Cattedrale della Resurrezione


The building of the Cathedral of Ravenna dates back to bishop Ursus when he built it, toghether with the Baptistery and the Bishop’s Palace, from the end of 4th and the beginning of 5th century. The church is called Ursiana due to Ursus’ name, and it is dedicated to Hagia Anastasis: in greek Holy Resurrection. The basilica was located in the so-called Regio Hercolana (south east area of the town) close to the urban walls. The ancient cathedral was huge and it had five aisles supported by 56 columns, its apse had a semi-circular shape inside and polygonal shape outside, according to the typical style of Ravenna. Many marbles and mosaics richly adorned the cahedral. During Middle Ages, the church was considerably restored and its original appearance deeply changed. In the 10th -11th century, the cylindrical belltower and the crypt were added. In 1112 the apse was decorated with wonderful mosaics by archbishop Geremiah.


In 1734 the archbishop Niccolò Maffeo Farsetti decided to replace the crumbling early cathedral with a new one and he assigned the task to Giovan Francesco Buonamici, an architect from Rimini. The new building should keep the presbyteral medieval mosaics and the two lateral chapels built during the previous century and dedicated to the Blessed Sacrament and Madonna del Sudore (Madonna of Sweat). Unfortunatly the apse collapsed and the few saved fragments of mosaics (in particular The Paying Virgin) became the first nucleus of the Museum in the archbishop palace founded by Farsetti himself. The architect Buonamici designed a totally new building, saving only the few remainings of the ancient Ursus’ basilica as the crypt (unfit for use because of constant water from underground) and the belltower built with reused bricks. It is 35.17 mt high and it shows different building phases through its windows: narrow windows, mullioned windows, three mullioned-windows. The final part (bell cell) was remade after that a fire of 1658 had destroyed it.

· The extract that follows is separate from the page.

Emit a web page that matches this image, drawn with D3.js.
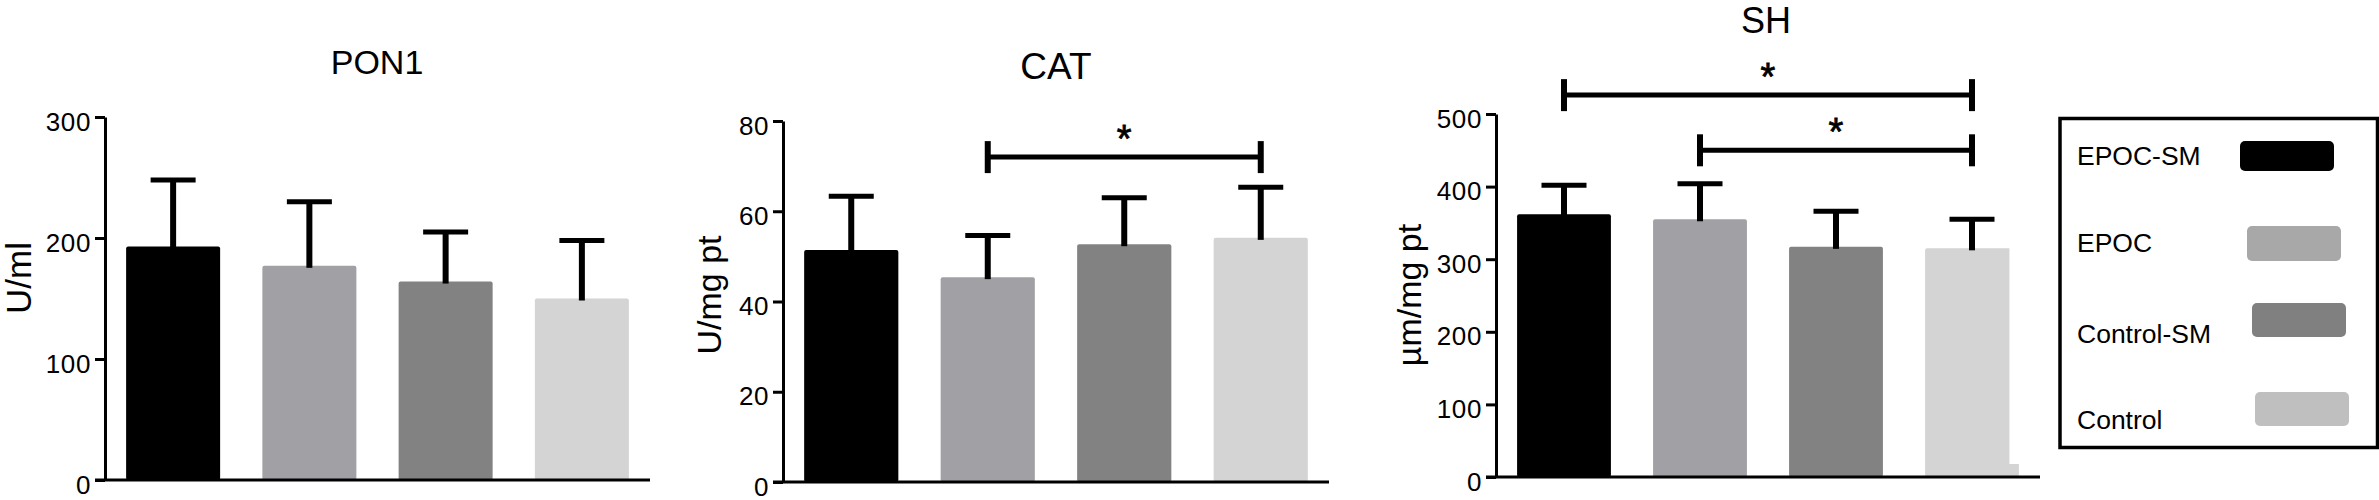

The actual cathedral is preceeded by a wide portico of Doric order where the central arch stands on two columns of pink granite coming fom the central nave of the ancient Basilica Ursiana. The archbishop Antonio Cantoni commissioned to Giuseppe Pistocchi, an architect from Faenza, the elliptic dome ended in 1781. It replaced the octagonal one erected by Buonamici. It is 47,40 meters high.